= NATRAX =

Indian Automotive Testing Tracks

NATRAX (National Automotive Testing Tracks), Pithampur, Dhar District, Madhya Pradesh, is Asia's longest high-speed state-of-the-art test tracks in India for automotive testing and certification. It is the fifth largest track in the world.

== Background ==
The 11.3-km high-speed track is built under NATRiP (National Automotive Testing and R&D Infrastructure Project), a project of the Ministry of Heavy Industries, Government of India, has an area of approximately 3000 acres and the track is developed in an area of about 1000 acres at a cost or Rs.1321 crores. The Automotive Mission Plan (2016–26) is a vision document by Government of India that was planned for the development of the industry in pursuit of economic growth and the track was part of it. It is located near the industrial township of Pithampur, in Dhar district of Madhya Pradesh. It is 50 km from the Indore, and is on the NH-52 by-pass road which connects Indore to Mumbai.

== Track ==
It has two semi-circular curves that can test vehicles at a maximum neutral speed of 250 km per hour. The track can offer maximum speeds of 375 kmph on the curves with steering control. A lot of different tests, including measurement of maximum speed, acceleration, coast down, brake fade, constant speed fuel consumption, emission tests through real-road driving simulation, can be conducted at this track. It is also a Centre of Excellence (CoE) for vehicle dynamics.

The Minister of Heavy Industries and Public Enterprises Prakash Javadekar inaugurated the track on 29 June 2021. Dr. N. Karuppaiah is the centre head for the track. The track is also suitable for motorsports events but is yet to be homologated by the motorsports federations FIA or FIM. It is yet to get NABL accreditation to be able to issue homologation certificates to OEMs.

== Facilities ==
Test tracks: High-speed track - The high-speed 11.3-km four-lane track is used to develop and homologate all kinds of vehicles. Original Equipment Manufacturers (OEM) can conduct all kinds of tests at one place.

Dynamic platform: The vehicle dynamic platform is the 300-metre steering pad and is connected to 1500-metre long-vehicle dynamic test area.

Multi-friction braking track: With a mu range from 0.15 to 0.9, the Braking Track can conduct braking tests on various surfaces like basalt, ceramic, high-friction asphalt and polish concrete for homologation.

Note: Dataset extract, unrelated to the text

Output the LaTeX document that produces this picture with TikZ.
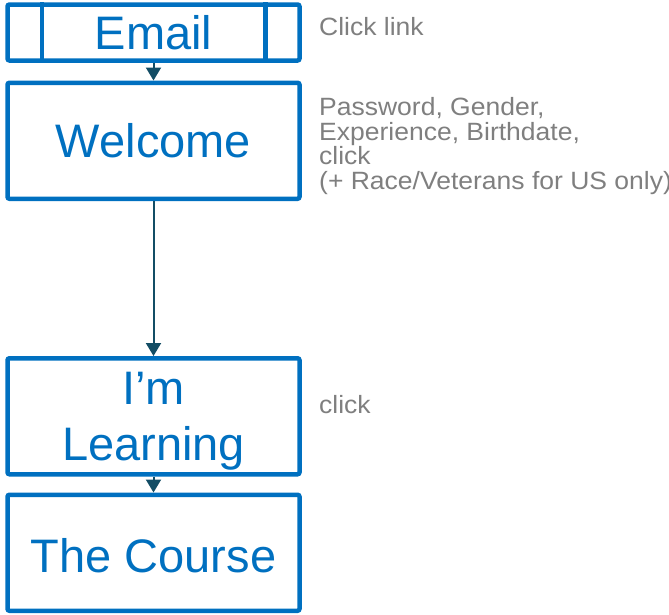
\documentclass[tikz,border=0pt]{standalone}
\usepackage{fontspec}
\setmainfont{Liberation Sans}
\newfontfamily\notefont[FakeStretch=1.06]{Liberation Sans}
\usetikzlibrary{positioning, arrows.meta}

\definecolor{boxblue}{HTML}{0070C0}
\definecolor{notegray}{HTML}{7F7F7F}
\definecolor{flowteal}{HTML}{134D65}

\begin{document}
\begin{tikzpicture}[
    x=1pt, y=-1pt,
    screen/.style={rectangle, draw=boxblue, line width=4.5pt, rounded corners=2pt,
        minimum width=292pt, minimum height=116pt, inner sep=0pt,
        text=boxblue, align=center, font=\fontsize{47}{56}\selectfont},
    flow/.style={-{Triangle[length=13pt, width=15pt]}, line width=2pt, flowteal},
    note/.style={anchor=north west, inner sep=0pt, align=left, text=notegray,
        font=\notefont\fontsize{25}{24.5}\selectfont}
]
\useasboundingbox (0,0) rectangle (669,614);

% Screens
\node[screen, minimum height=56pt] (email) at (153.5, 32.5) {Email};
\node[screen] (welcome) at (153.5, 140.75) {Welcome};
\node[screen, text depth=0pt] (learning) at (153.5, 416.25) {I’m\\Learning};
\node[screen, text height=40pt] (course) at (153.5, 552.75) {The Course};

% side bars of the email box
\draw[boxblue, line width=4.5pt] ([xshift=36.5pt]email.north west) -- ([xshift=36.5pt]email.south west);
\draw[boxblue, line width=4.5pt] ([xshift=-36.5pt]email.north east) -- ([xshift=-36.5pt]email.south east);

% Flow
\draw[flow] (email) -- (welcome);
\draw[flow] (welcome) -- (learning);
\draw[flow] (learning) -- (course);

% Notes
\node[note] (noteemail) at (319, 17) {Click link};
\node[note] (notewelcome) at (319, 97.5) {Password, Gender,\\Experience, Birthdate,\\click\\(+ Race/Veterans for US only)};
\node[note] (notelearning) at (319, 395.5) {click};

\end{tikzpicture}
\end{document}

NATRAX also has a gradient track, fatigue track, gravel and off-road track, handling track, comfort track, sustainability track and other facilities like noise track and wet-skid pad.

== Events ==
In May 2022, an auto show was held at NATRAX. About 80 super cars and 60 super bikes from Indore, Bhopal and Delhi took part in different races at the show. The three-day show attracted about 1200 visitors, including students.

In January 2026, the fifth and penultimate round of the Blueband Sports Indian National Rally Championship 2025 was held on the custom-made dirt tracks in the vast open spaces near the testing tracks. Dean Mascarenhas of Mangaluru and co-driver Gagan Karumbaiah of Kodagu clinched the INRC Overall championship with a round to spare on 1 February 2026.